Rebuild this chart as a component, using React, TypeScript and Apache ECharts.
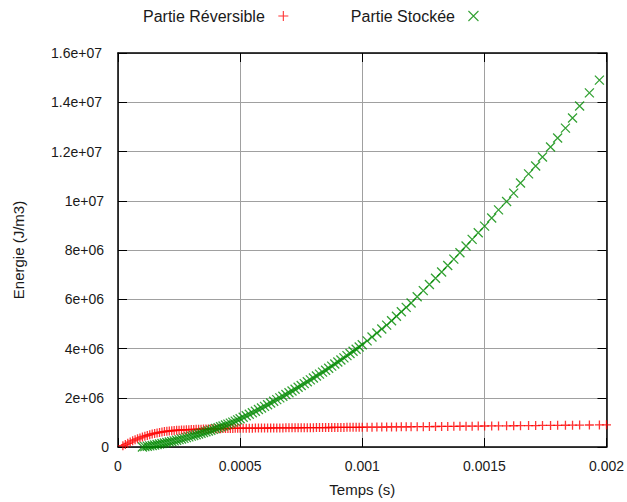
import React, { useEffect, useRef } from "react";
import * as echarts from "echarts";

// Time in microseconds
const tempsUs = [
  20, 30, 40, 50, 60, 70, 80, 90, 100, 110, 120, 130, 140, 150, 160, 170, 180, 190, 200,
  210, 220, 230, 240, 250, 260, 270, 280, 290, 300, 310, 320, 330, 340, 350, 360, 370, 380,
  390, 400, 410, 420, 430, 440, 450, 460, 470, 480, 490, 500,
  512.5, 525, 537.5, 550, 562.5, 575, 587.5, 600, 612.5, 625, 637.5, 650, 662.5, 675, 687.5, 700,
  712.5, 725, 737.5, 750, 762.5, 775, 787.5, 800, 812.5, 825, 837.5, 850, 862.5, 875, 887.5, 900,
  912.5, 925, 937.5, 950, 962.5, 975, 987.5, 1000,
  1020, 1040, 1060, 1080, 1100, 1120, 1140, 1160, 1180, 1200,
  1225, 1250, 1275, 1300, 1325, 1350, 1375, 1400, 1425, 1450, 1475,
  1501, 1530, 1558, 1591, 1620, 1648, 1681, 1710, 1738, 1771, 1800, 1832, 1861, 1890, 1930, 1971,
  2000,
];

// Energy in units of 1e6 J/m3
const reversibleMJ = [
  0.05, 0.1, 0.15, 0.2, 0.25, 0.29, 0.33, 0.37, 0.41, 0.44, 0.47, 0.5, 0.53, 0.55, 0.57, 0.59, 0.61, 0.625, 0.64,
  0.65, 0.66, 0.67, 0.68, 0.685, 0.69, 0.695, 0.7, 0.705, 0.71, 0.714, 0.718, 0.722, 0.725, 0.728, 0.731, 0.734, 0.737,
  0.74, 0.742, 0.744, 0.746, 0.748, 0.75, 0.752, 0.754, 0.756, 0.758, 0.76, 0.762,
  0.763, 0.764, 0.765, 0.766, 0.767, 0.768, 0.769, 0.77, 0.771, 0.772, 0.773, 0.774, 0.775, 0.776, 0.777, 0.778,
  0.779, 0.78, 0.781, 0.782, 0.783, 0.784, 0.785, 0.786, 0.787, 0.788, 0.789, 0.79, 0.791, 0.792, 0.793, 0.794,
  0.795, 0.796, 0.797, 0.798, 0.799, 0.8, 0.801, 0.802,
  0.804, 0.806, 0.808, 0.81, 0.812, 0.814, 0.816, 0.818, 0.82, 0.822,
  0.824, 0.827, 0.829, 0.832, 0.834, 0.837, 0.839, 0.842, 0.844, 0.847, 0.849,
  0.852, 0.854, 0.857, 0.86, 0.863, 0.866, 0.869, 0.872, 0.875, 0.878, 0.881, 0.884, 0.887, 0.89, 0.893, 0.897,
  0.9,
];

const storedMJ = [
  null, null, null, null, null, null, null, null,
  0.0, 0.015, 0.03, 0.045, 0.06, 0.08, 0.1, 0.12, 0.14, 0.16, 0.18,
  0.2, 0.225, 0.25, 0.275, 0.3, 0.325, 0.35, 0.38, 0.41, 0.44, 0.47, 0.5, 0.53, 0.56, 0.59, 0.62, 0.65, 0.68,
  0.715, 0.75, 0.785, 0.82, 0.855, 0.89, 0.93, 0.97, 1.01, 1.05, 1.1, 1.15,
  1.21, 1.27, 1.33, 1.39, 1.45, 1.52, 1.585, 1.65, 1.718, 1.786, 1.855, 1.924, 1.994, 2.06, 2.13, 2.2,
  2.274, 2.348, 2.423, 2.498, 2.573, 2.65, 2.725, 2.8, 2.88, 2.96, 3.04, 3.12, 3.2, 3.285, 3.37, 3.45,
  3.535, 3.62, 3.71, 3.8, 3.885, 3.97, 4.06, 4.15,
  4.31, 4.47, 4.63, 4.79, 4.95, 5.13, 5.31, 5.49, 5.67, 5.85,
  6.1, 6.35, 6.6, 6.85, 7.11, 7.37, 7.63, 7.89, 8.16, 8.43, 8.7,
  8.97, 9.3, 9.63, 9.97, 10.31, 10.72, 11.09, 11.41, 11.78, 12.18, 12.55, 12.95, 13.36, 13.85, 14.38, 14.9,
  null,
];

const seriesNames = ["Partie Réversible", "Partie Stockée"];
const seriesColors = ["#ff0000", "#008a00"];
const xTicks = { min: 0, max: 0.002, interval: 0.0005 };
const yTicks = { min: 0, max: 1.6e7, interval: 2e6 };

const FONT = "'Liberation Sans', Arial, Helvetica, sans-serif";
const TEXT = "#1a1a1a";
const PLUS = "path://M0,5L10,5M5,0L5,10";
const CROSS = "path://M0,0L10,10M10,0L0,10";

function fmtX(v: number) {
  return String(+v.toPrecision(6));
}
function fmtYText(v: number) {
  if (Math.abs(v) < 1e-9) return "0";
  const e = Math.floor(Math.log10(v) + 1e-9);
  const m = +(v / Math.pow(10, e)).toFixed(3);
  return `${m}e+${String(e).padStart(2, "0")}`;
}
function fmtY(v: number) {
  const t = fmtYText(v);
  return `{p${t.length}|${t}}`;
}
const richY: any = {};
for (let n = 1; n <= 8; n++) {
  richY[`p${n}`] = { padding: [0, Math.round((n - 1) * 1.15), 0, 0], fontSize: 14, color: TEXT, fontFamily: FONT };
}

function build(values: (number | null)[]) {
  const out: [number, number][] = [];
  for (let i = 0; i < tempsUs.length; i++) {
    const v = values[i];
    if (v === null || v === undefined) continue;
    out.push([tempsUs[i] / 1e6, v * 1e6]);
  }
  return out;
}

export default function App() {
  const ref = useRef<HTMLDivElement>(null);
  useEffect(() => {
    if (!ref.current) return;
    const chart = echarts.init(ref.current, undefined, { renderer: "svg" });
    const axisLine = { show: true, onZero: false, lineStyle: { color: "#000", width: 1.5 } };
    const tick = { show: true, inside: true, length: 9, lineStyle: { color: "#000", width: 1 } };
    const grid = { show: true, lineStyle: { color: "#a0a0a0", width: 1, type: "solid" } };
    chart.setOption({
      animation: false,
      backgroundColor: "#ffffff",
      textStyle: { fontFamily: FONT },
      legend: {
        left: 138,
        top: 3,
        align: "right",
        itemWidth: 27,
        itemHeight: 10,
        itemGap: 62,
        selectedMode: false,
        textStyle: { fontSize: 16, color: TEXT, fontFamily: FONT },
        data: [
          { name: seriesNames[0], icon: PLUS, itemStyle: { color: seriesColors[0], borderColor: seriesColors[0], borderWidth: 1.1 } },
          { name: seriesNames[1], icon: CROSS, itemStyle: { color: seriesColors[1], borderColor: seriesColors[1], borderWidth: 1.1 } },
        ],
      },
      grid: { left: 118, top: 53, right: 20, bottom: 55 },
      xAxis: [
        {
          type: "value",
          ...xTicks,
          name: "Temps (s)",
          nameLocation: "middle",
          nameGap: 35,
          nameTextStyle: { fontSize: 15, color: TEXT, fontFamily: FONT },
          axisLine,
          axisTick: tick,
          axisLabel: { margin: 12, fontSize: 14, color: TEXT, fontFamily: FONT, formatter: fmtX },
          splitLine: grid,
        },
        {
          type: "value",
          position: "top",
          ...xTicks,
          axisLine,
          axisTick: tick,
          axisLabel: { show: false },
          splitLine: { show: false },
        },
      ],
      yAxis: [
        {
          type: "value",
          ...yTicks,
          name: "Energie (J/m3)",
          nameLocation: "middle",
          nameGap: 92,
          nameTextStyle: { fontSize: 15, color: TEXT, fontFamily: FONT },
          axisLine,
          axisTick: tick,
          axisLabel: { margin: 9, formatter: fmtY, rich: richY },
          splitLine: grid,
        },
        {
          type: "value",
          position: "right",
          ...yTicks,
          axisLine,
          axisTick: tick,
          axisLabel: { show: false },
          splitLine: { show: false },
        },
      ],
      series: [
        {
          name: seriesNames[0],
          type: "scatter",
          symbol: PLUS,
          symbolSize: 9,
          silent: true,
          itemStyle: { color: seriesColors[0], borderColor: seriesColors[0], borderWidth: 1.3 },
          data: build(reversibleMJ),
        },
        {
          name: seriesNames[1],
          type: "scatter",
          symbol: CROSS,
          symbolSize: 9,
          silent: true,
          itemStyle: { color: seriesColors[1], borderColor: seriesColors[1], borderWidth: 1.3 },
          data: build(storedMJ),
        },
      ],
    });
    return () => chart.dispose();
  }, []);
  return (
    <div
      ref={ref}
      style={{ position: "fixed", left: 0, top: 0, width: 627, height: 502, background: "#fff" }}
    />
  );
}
◆ ◆ ◆ ◆ ◆
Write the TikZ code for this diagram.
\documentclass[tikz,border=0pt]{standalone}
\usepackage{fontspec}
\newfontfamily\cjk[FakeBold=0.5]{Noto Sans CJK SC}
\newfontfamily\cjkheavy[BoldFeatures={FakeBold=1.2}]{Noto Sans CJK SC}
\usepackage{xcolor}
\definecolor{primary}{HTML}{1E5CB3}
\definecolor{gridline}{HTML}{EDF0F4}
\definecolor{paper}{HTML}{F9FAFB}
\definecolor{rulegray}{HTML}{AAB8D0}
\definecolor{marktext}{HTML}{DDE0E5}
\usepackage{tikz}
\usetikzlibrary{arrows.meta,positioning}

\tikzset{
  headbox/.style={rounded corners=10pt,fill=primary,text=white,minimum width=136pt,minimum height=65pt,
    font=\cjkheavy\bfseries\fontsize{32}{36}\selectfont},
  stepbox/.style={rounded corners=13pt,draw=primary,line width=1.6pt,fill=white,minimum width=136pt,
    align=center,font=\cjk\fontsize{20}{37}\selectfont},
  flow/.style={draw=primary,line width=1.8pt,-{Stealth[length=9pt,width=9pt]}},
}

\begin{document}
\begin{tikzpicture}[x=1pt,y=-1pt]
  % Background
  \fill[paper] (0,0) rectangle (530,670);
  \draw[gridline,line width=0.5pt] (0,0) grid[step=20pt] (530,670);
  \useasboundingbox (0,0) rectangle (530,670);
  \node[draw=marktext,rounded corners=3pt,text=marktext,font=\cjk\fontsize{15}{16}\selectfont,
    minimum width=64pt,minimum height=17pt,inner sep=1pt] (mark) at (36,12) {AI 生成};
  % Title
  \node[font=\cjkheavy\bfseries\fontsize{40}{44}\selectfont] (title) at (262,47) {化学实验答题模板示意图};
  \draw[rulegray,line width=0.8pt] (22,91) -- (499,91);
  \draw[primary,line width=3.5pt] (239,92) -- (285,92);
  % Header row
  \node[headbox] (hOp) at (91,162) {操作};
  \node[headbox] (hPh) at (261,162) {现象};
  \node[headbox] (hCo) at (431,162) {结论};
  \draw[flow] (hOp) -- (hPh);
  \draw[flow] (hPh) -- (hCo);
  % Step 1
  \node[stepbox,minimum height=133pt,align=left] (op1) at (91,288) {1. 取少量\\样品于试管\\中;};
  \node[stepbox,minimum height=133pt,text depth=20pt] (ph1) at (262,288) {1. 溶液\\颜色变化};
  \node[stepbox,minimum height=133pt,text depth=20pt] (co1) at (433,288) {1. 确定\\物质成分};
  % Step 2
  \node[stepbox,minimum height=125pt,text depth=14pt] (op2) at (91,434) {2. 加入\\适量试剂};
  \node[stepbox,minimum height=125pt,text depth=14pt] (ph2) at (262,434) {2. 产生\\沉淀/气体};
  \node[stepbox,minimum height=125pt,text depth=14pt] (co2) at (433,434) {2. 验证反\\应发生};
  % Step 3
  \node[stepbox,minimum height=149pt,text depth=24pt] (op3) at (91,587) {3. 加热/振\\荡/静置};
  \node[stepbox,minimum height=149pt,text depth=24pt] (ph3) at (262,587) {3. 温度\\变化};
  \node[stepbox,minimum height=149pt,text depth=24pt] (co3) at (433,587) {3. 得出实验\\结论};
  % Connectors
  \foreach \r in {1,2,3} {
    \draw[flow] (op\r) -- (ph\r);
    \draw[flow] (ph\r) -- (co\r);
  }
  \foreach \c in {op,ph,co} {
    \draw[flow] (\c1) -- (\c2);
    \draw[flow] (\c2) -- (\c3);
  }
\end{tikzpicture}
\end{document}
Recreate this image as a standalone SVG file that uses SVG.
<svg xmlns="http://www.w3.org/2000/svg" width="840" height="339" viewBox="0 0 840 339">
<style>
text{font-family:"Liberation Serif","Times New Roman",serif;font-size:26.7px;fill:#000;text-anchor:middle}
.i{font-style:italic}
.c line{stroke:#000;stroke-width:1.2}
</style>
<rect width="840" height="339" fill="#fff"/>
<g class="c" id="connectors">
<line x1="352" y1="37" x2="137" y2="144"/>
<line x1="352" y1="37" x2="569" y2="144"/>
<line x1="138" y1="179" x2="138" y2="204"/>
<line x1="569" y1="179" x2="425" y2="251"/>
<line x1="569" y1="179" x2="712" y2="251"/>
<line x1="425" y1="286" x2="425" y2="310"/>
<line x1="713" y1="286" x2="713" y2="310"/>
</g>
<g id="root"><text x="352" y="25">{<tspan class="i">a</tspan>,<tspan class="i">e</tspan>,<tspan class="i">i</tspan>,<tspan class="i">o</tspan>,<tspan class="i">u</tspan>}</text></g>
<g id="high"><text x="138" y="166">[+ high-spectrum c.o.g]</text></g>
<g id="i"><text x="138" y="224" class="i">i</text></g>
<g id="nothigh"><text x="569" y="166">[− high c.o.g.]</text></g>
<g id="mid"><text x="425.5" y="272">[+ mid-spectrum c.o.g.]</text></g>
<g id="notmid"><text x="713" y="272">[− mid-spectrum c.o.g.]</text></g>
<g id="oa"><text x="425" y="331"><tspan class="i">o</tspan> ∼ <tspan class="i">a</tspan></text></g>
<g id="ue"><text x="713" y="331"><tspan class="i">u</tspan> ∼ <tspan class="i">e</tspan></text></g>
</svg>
◆ ◆ ◆ ◆ ◆
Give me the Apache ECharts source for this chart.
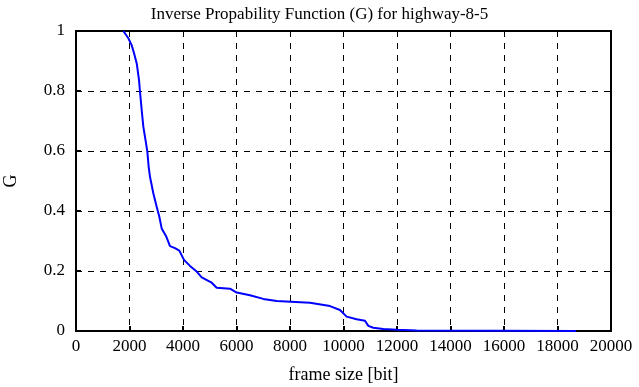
◆ ◆ ◆ ◆ ◆
» Required task: Leave out the pictures and transcribe exactly the lines from the one containing "Rebuild this chart" through the one containing "import * as".

» Correct output:
Rebuild this chart as a component, using React, TypeScript and Apache ECharts.
import React, { useEffect, useRef } from "react";
import * as echarts from "echarts";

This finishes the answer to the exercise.